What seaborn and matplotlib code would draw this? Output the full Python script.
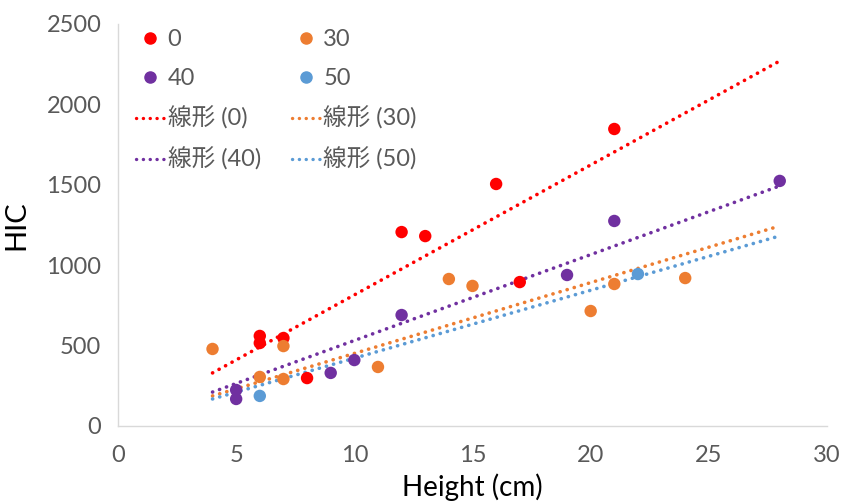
import matplotlib
matplotlib.use("Agg")
import matplotlib.pyplot as plt
import seaborn as sns
import pandas as pd
from matplotlib.lines import Line2D

# ---- data ----
series_names = ["0", "30", "40", "50"]
x_0 = [6, 6, 7, 8, 12, 13, 16, 17, 21]
y_0 = [560, 516, 547, 298, 1206, 1181, 1505, 895, 1847]
x_30 = [4, 6, 7, 7, 11, 14, 15, 20, 21, 24]
y_30 = [479, 305, 497, 292, 367, 914, 871, 715, 883, 920]
x_40 = [5, 5, 9, 10, 12, 19, 21, 28]
y_40 = [224, 168, 330, 410, 690, 939, 1275, 1524]
x_50 = [6, 22]
y_50 = [187, 945]
# linear trend lines (Excel "線形") read as values at x start / end
trend_x = [4, 28]
trend_0 = [330, 2270]
trend_30 = [187, 1244]
trend_40 = [211, 1493]
trend_50 = [168, 1182]

colors = {"0": "#FF0000", "30": "#ED7D31", "40": "#7030A0", "50": "#5B9BD5"}

sns.set_theme(style="white")
plt.rcParams["font.family"] = ["Lato", "Noto Sans CJK JP", "DejaVu Sans"]
grey = "#595959"

pts = pd.concat([
    pd.DataFrame({"x": x_0, "y": y_0, "s": "0"}),
    pd.DataFrame({"x": x_30, "y": y_30, "s": "30"}),
    pd.DataFrame({"x": x_40, "y": y_40, "s": "40"}),
    pd.DataFrame({"x": x_50, "y": y_50, "s": "50"}),
])
trends = pd.concat([
    pd.DataFrame({"x": trend_x, "y": trend_0, "s": "0"}),
    pd.DataFrame({"x": trend_x, "y": trend_30, "s": "30"}),
    pd.DataFrame({"x": trend_x, "y": trend_40, "s": "40"}),
    pd.DataFrame({"x": trend_x, "y": trend_50, "s": "50"}),
])

fig = plt.figure(figsize=(8.47, 5.04), dpi=100)
ax = fig.add_axes([0.1393, 0.1548, 0.8371, 0.7976])

dot = (0, (0.05, 2.0))
for name in series_names:
    d = trends[trends.s == name]
    sns.lineplot(data=d, x="x", y="y", ax=ax, color=colors[name], lw=2.6,
                 linestyle=dot, dash_capstyle="round", legend=False,
                 estimator=None, sort=False)

sns.scatterplot(data=pts, x="x", y="y", hue="s", palette=colors, ax=ax,
                s=80, edgecolor="none", legend=False, zorder=3)

ax.set_xlim(0, 30)
ax.set_ylim(0, 2500)
ax.set_xticks(range(0, 31, 5))
ax.set_yticks(range(0, 2501, 500))
ax.tick_params(axis="both", length=0, labelsize=17, labelcolor=grey)
ax.tick_params(axis="y", pad=12)
ax.tick_params(axis="x", pad=14)
for sp in ["top", "right"]:
    ax.spines[sp].set_visible(False)
for sp in ["left", "bottom"]:
    ax.spines[sp].set_color("#D9D9D9")
    ax.spines[sp].set_linewidth(1.0)
ax.set_xlabel("Height (cm)", fontsize=20, color="black", labelpad=5)
ax.set_ylabel("HIC", fontsize=21, color="black", labelpad=12)

def mk(name):
    return Line2D([], [], marker="o", color=colors[name], linestyle="none",
                  markersize=8)

def ln(name):
    return Line2D([], [], color=colors[name], lw=2.4, linestyle=dot,
                  dash_capstyle="round")

handles = [mk("0"), mk("40"), ln("0"), ln("40"), mk("30"), mk("50"), ln("30"), ln("50")]
labels = ["0", "40", "線形 (0)", "線形 (40)", "30", "50", "線形 (30)", "線形 (50)"]
leg = ax.legend(handles, labels, ncol=2, loc="upper left", bbox_to_anchor=(-0.005, 1.04),
                frameon=False, fontsize=17, handlelength=1.2, handletextpad=0.15,
                columnspacing=1.3, labelspacing=0.75, labelcolor=grey)

fig.savefig("out.png", dpi=100)
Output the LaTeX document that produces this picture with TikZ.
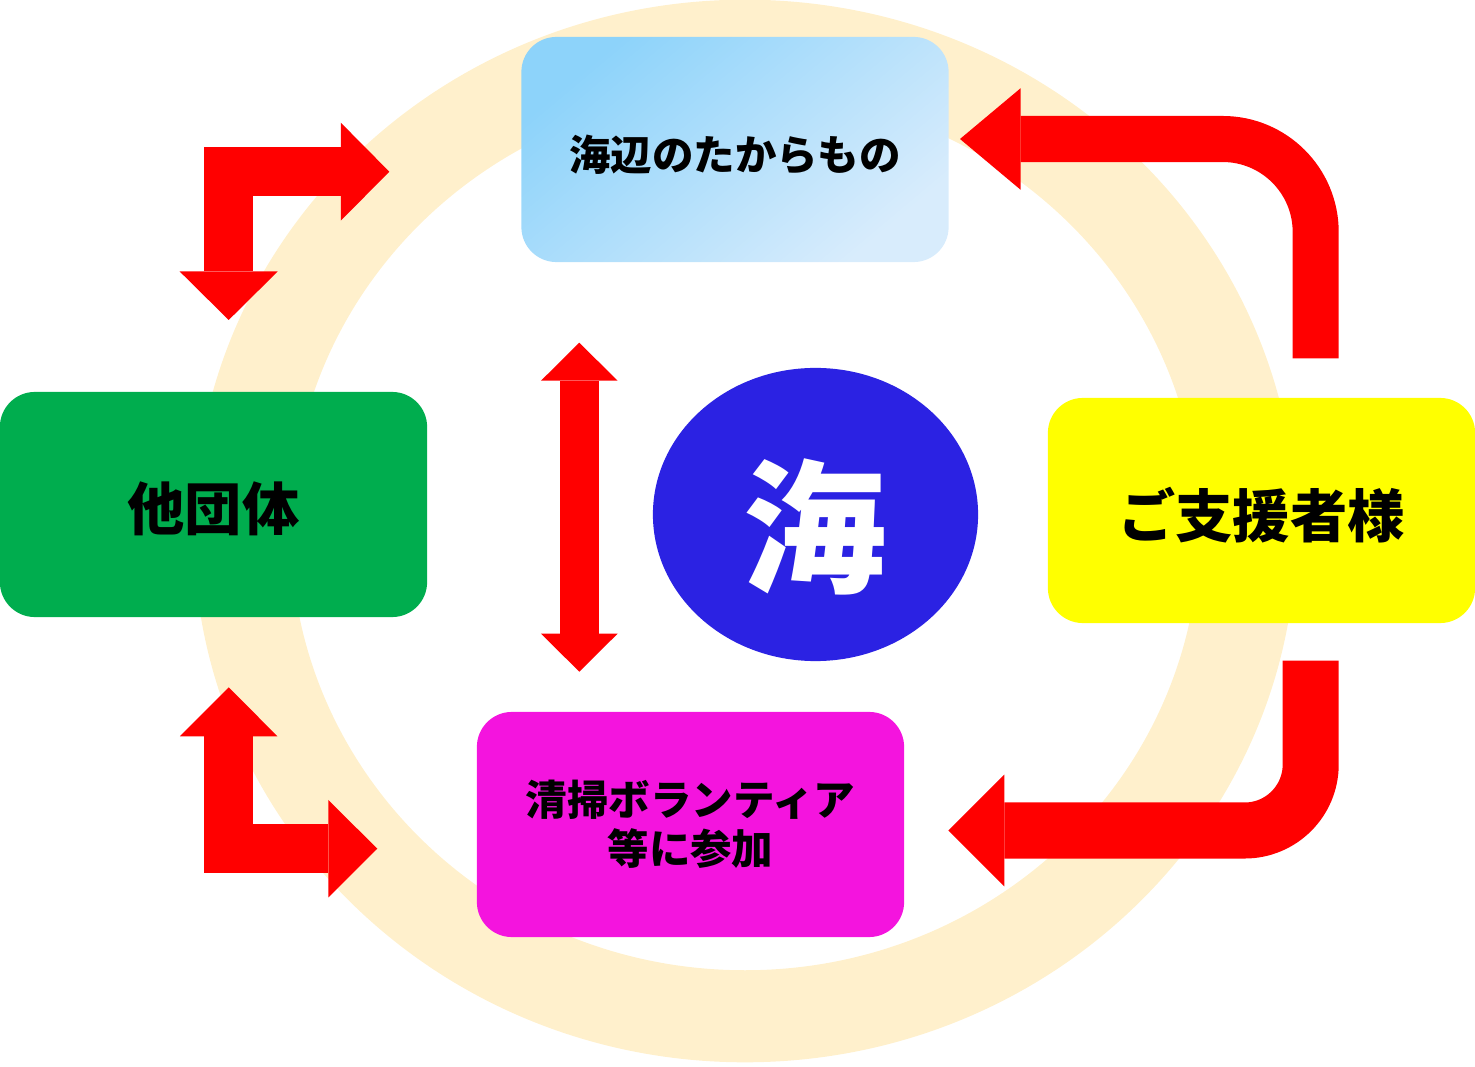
\documentclass[tikz,border=0pt]{standalone}
\usepackage{fontspec}
\setmainfont{Noto Sans CJK JP}
\usetikzlibrary{arrows.meta,shapes.geometric}
\definecolor{ringc}{HTML}{FFF0CC}
\definecolor{sky1}{HTML}{8DD3FA}
\definecolor{sky2}{HTML}{D8ECFC}
\definecolor{grn}{HTML}{00AD4E}
\definecolor{ylw}{HTML}{FFFF00}
\definecolor{mag}{HTML}{F414DE}
\definecolor{seablue}{HTML}{2B22E3}
\newcommand{\lowered}[2]{\raisebox{-#1}[\height][\depth]{#2}}
\tikzset{
  box/.style={rectangle, rounded corners=0.35cm, minimum width=4.27cm, minimum height=2.25cm, inner sep=0pt, align=center},
  smalltext/.style={font=\fontsize{11.8}{13.9}\selectfont\bfseries},
  bigtext/.style={font=\fontsize{16.3}{19}\selectfont\bfseries},
  redarrow/.style={draw=red, line join=miter},
}

\begin{document}
\begin{tikzpicture}[x=0.01cm, y=-0.01cm]
\useasboundingbox (0,0) rectangle (1475,1067);
\fill[ringc, even odd rule] (745,531) ellipse [x radius=5.51cm, y radius=5.31cm]
  (745,531) ellipse [x radius=4.54cm, y radius=4.39cm];

\node[box, smalltext, top color=sky1, bottom color=sky2, shading angle=40] (treasure) at (735,149.5) {\lowered{0.05cm}{海辺のたからもの}};
\node[box, bigtext, fill=grn] (others) at (213.5,504.5) {\lowered{0.045cm}{他団体}};
\node[box, bigtext, fill=ylw] (supporters) at (1261.5,510.5) {\lowered{0.045cm}{ご支援者様}};
\node[box, smalltext, fill=mag] (cleanup) at (690.5,824.5) {清掃ボランティア\\等に参加};
\node[ellipse, fill=seablue, minimum width=3.25cm, minimum height=2.93cm, inner sep=0pt,
  text=white, font=\fontsize{40.8}{48}\selectfont\bfseries] (sea) at (815.5,514.5) {\lowered{0.12cm}{海}};

\coordinate (tlD) at (228.7,320);
\coordinate (tlC) at (228.7,171.7);
\coordinate (tlR) at (389.3,171.7);
\draw[redarrow, line width=0.495cm, {Triangle[length=0.485cm,width=0.98cm,line width=0pt]}-{Triangle[length=0.485cm,width=0.98cm,line width=0pt]}] (tlD) -- (tlC) -- (tlR);

\coordinate (blU) at (228.7,687.3);
\coordinate (blC) at (228.7,848.7);
\coordinate (blR) at (377.3,848.7);
\draw[redarrow, line width=0.493cm, {Triangle[length=0.49cm,width=0.975cm,line width=0pt]}-{Triangle[length=0.49cm,width=0.975cm,line width=0pt]}] (blU) -- (blC) -- (blR);

\coordinate (trS) at (1315.7,358.3);
\coordinate (trC) at (1315.7,139);
\coordinate (trE) at (960,139);
\draw[redarrow, line width=0.46cm, rounded corners=0.93cm, -{Triangle[length=0.607cm,width=1.017cm,line width=0pt]}] (trS) -- (trC) -- (trE);

\coordinate (brS) at (1310.7,660.7);
\coordinate (brC) at (1310.7,830.5);
\coordinate (brE) at (948.3,830.5);
\draw[redarrow, line width=0.56cm, rounded corners=0.66cm, -{Triangle[length=0.56cm,width=1.117cm,line width=0pt]}] (brS) -- (brC) -- (brE);

\coordinate (vT) at (579.3,342.7);
\coordinate (vB) at (579.3,671.7);
\draw[redarrow, line width=0.387cm, {Triangle[length=0.38cm,width=0.766cm,line width=0pt]}-{Triangle[length=0.38cm,width=0.766cm,line width=0pt]}] (vT) -- (vB);
\end{tikzpicture}
\end{document}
------------------------------
__Requirement__. Reproduce all of the data exactly; the pictures do not belong in the copy.

__Worked answer__.
What seaborn and matplotlib code would draw this? Output the full Python script.
import matplotlib
matplotlib.use("Agg")
import matplotlib.pyplot as plt
import seaborn as sns
import pandas as pd
from matplotlib.lines import Line2D

# ---- data ----
series_names = ["0", "30", "40", "50"]
x_0 = [6, 6, 7, 8, 12, 13, 16, 17, 21]
y_0 = [560, 516, 547, 298, 1206, 1181, 1505, 895, 1847]
x_30 = [4, 6, 7, 7, 11, 14, 15, 20, 21, 24]
y_30 = [479, 305, 497, 292, 367, 914, 871, 715, 883, 920]
x_40 = [5, 5, 9, 10, 12, 19, 21, 28]
y_40 = [224, 168, 330, 410, 690, 939, 1275, 1524]
x_50 = [6, 22]
y_50 = [187, 945]
# linear trend lines (Excel "線形") read as values at x start / end
trend_x = [4, 28]
trend_0 = [330, 2270]
trend_30 = [187, 1244]
trend_40 = [211, 1493]
trend_50 = [168, 1182]

colors = {"0": "#FF0000", "30": "#ED7D31", "40": "#7030A0", "50": "#5B9BD5"}

sns.set_theme(style="white")
plt.rcParams["font.family"] = ["Lato", "Noto Sans CJK JP", "DejaVu Sans"]
grey = "#595959"

pts = pd.concat([
    pd.DataFrame({"x": x_0, "y": y_0, "s": "0"}),
    pd.DataFrame({"x": x_30, "y": y_30, "s": "30"}),
    pd.DataFrame({"x": x_40, "y": y_40, "s": "40"}),
    pd.DataFrame({"x": x_50, "y": y_50, "s": "50"}),
])
trends = pd.concat([
    pd.DataFrame({"x": trend_x, "y": trend_0, "s": "0"}),
    pd.DataFrame({"x": trend_x, "y": trend_30, "s": "30"}),
    pd.DataFrame({"x": trend_x, "y": trend_40, "s": "40"}),
    pd.DataFrame({"x": trend_x, "y": trend_50, "s": "50"}),
])

fig = plt.figure(figsize=(8.47, 5.04), dpi=100)
ax = fig.add_axes([0.1393, 0.1548, 0.8371, 0.7976])

dot = (0, (0.05, 2.0))
for name in series_names:
    d = trends[trends.s == name]
    sns.lineplot(data=d, x="x", y="y", ax=ax, color=colors[name], lw=2.6,
                 linestyle=dot, dash_capstyle="round", legend=False,
                 estimator=None, sort=False)

sns.scatterplot(data=pts, x="x", y="y", hue="s", palette=colors, ax=ax,
                s=80, edgecolor="none", legend=False, zorder=3)

ax.set_xlim(0, 30)
ax.set_ylim(0, 2500)
ax.set_xticks(range(0, 31, 5))
ax.set_yticks(range(0, 2501, 500))
ax.tick_params(axis="both", length=0, labelsize=17, labelcolor=grey)
ax.tick_params(axis="y", pad=12)
ax.tick_params(axis="x", pad=14)
for sp in ["top", "right"]:
    ax.spines[sp].set_visible(False)
for sp in ["left", "bottom"]:
    ax.spines[sp].set_color("#D9D9D9")
    ax.spines[sp].set_linewidth(1.0)
ax.set_xlabel("Height (cm)", fontsize=20, color="black", labelpad=5)
ax.set_ylabel("HIC", fontsize=21, color="black", labelpad=12)

def mk(name):
    return Line2D([], [], marker="o", color=colors[name], linestyle="none",
                  markersize=8)

def ln(name):
    return Line2D([], [], color=colors[name], lw=2.4, linestyle=dot,
                  dash_capstyle="round")

handles = [mk("0"), mk("40"), ln("0"), ln("40"), mk("30"), mk("50"), ln("30"), ln("50")]
labels = ["0", "40", "線形 (0)", "線形 (40)", "30", "50", "線形 (30)", "線形 (50)"]
leg = ax.legend(handles, labels, ncol=2, loc="upper left", bbox_to_anchor=(-0.005, 1.04),
                frameon=False, fontsize=17, handlelength=1.2, handletextpad=0.15,
                columnspacing=1.3, labelspacing=0.75, labelcolor=grey)

fig.savefig("out.png", dpi=100)
Output the LaTeX document that produces this picture with TikZ.
\documentclass[tikz,border=0pt]{standalone}
\usepackage{fontspec}
\setmainfont{Noto Sans CJK JP}
\usetikzlibrary{arrows.meta,shapes.geometric}
\definecolor{ringc}{HTML}{FFF0CC}
\definecolor{sky1}{HTML}{8DD3FA}
\definecolor{sky2}{HTML}{D8ECFC}
\definecolor{grn}{HTML}{00AD4E}
\definecolor{ylw}{HTML}{FFFF00}
\definecolor{mag}{HTML}{F414DE}
\definecolor{seablue}{HTML}{2B22E3}
\newcommand{\lowered}[2]{\raisebox{-#1}[\height][\depth]{#2}}
\tikzset{
  box/.style={rectangle, rounded corners=0.35cm, minimum width=4.27cm, minimum height=2.25cm, inner sep=0pt, align=center},
  smalltext/.style={font=\fontsize{11.8}{13.9}\selectfont\bfseries},
  bigtext/.style={font=\fontsize{16.3}{19}\selectfont\bfseries},
  redarrow/.style={draw=red, line join=miter},
}

\begin{document}
\begin{tikzpicture}[x=0.01cm, y=-0.01cm]
\useasboundingbox (0,0) rectangle (1475,1067);
\fill[ringc, even odd rule] (745,531) ellipse [x radius=5.51cm, y radius=5.31cm]
  (745,531) ellipse [x radius=4.54cm, y radius=4.39cm];

\node[box, smalltext, top color=sky1, bottom color=sky2, shading angle=40] (treasure) at (735,149.5) {\lowered{0.05cm}{海辺のたからもの}};
\node[box, bigtext, fill=grn] (others) at (213.5,504.5) {\lowered{0.045cm}{他団体}};
\node[box, bigtext, fill=ylw] (supporters) at (1261.5,510.5) {\lowered{0.045cm}{ご支援者様}};
\node[box, smalltext, fill=mag] (cleanup) at (690.5,824.5) {清掃ボランティア\\等に参加};
\node[ellipse, fill=seablue, minimum width=3.25cm, minimum height=2.93cm, inner sep=0pt,
  text=white, font=\fontsize{40.8}{48}\selectfont\bfseries] (sea) at (815.5,514.5) {\lowered{0.12cm}{海}};

\coordinate (tlD) at (228.7,320);
\coordinate (tlC) at (228.7,171.7);
\coordinate (tlR) at (389.3,171.7);
\draw[redarrow, line width=0.495cm, {Triangle[length=0.485cm,width=0.98cm,line width=0pt]}-{Triangle[length=0.485cm,width=0.98cm,line width=0pt]}] (tlD) -- (tlC) -- (tlR);

\coordinate (blU) at (228.7,687.3);
\coordinate (blC) at (228.7,848.7);
\coordinate (blR) at (377.3,848.7);
\draw[redarrow, line width=0.493cm, {Triangle[length=0.49cm,width=0.975cm,line width=0pt]}-{Triangle[length=0.49cm,width=0.975cm,line width=0pt]}] (blU) -- (blC) -- (blR);

\coordinate (trS) at (1315.7,358.3);
\coordinate (trC) at (1315.7,139);
\coordinate (trE) at (960,139);
\draw[redarrow, line width=0.46cm, rounded corners=0.93cm, -{Triangle[length=0.607cm,width=1.017cm,line width=0pt]}] (trS) -- (trC) -- (trE);

\coordinate (brS) at (1310.7,660.7);
\coordinate (brC) at (1310.7,830.5);
\coordinate (brE) at (948.3,830.5);
\draw[redarrow, line width=0.56cm, rounded corners=0.66cm, -{Triangle[length=0.56cm,width=1.117cm,line width=0pt]}] (brS) -- (brC) -- (brE);

\coordinate (vT) at (579.3,342.7);
\coordinate (vB) at (579.3,671.7);
\draw[redarrow, line width=0.387cm, {Triangle[length=0.38cm,width=0.766cm,line width=0pt]}-{Triangle[length=0.38cm,width=0.766cm,line width=0pt]}] (vT) -- (vB);
\end{tikzpicture}
\end{document}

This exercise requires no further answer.